Japan continued to push forward with its plan to discharge radioactive wastewater from the crippled Fukushima Daiichi nuclear power plant into the sea despite a host of local and international opposition.
“The contaminated water released into the ocean will spread across the entire Pacific Ocean in 10 years and affect almost all of our sea,” said South Korean Representative Seo Sam-seok at a forum on Monday to seek ways of cooperating with neighbouring countries to tackle Japan’s plan to dump the nuclear wastewater next spring, Xinhua news agency reported.
“Marine pollution will be inevitable, so the government and political circles should proactively act for the safety of the people,” he added.
Civic activists in South Korea also voiced their concerns through protests. The Pohang Citizens Behavior, composed of six civic groups and residents, held a protest rally against Japan’s plan last week. The port city is forecast to be one of the hardest-hit fishing areas by the polluted water.
The current Moon Jae-in government has banned imports of marine products caught in Japanese waters near Fukushima prefecture.

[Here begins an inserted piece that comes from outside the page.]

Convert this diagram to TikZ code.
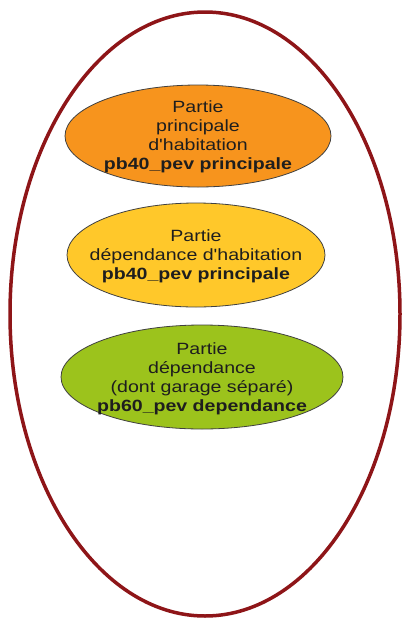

The Japanese government’s decision would cause danger to the safety of the maritime environment of the neighboring countries, said Anna Malindog-Uy, researcher of Philippine-BRICS Strategic Studies, noting the decision was made “unilaterally without sufficient consultation with neighboring countries.”
“If something goes wrong with the sad plan, developing countries like the Philippines, like my country, we’re surely be adversely affected and left on their own to suffer the negative consequences,” she added.
“Japan should think twice before proceeding with its plan and prudently consult with countries that will directly be affected by such a decision,” the researcher said.
The wastewater cannot be stripped of the radioactive element tritium by the two treatment methods used in Fukushima, namely filtering and chemical treatment, Maria Rosa Beccia, chemist and researcher at Cote d’Azur University, told La Croix newspaper.
Cavince Adhere, a Kenya-based international relations scholar, pointed out that numerous scientific studies have linked radioactive elements contained in the water to public health risks.
“Given the interconnectedness of the world waterways and food systems, the move by Japan could see millions of people in faraway spaces, including Kenya, affected,” he said.
“Japan is exposing the world to multiple and far-reaching consequences with the nuclear discharge,” he added.
It has been a year since Japan unilaterally announced its decision to dump radioactive wastewater accumulated at the crisis-hit Fukushima Daiichi nuclear power plant into the Pacific Ocean.
In December 2021, Tokyo Electric Power Company, the plant’s operator, submitted an application to Japan’s Nuclear Regulation Authority with a detailed plan for discharging the contaminated water.
The controversial plan is proposed to begin in the spring of 2023.
The handling of the nuclear-contaminated water from Fukushima is not a private matter for Japan, said Chinese foreign ministry spokesperson Zhao Lijian. Instead, it bears on the marine environment and public health of the whole world.
Zhao added that Japan should heed the appeals of neighboring countries and the international community and rescind its decision to dump the water into the sea.
“It mustn’t wantonly start the ocean discharge before reaching consensus with stakeholders and relevant international institutions through full consultations,” Zhao said.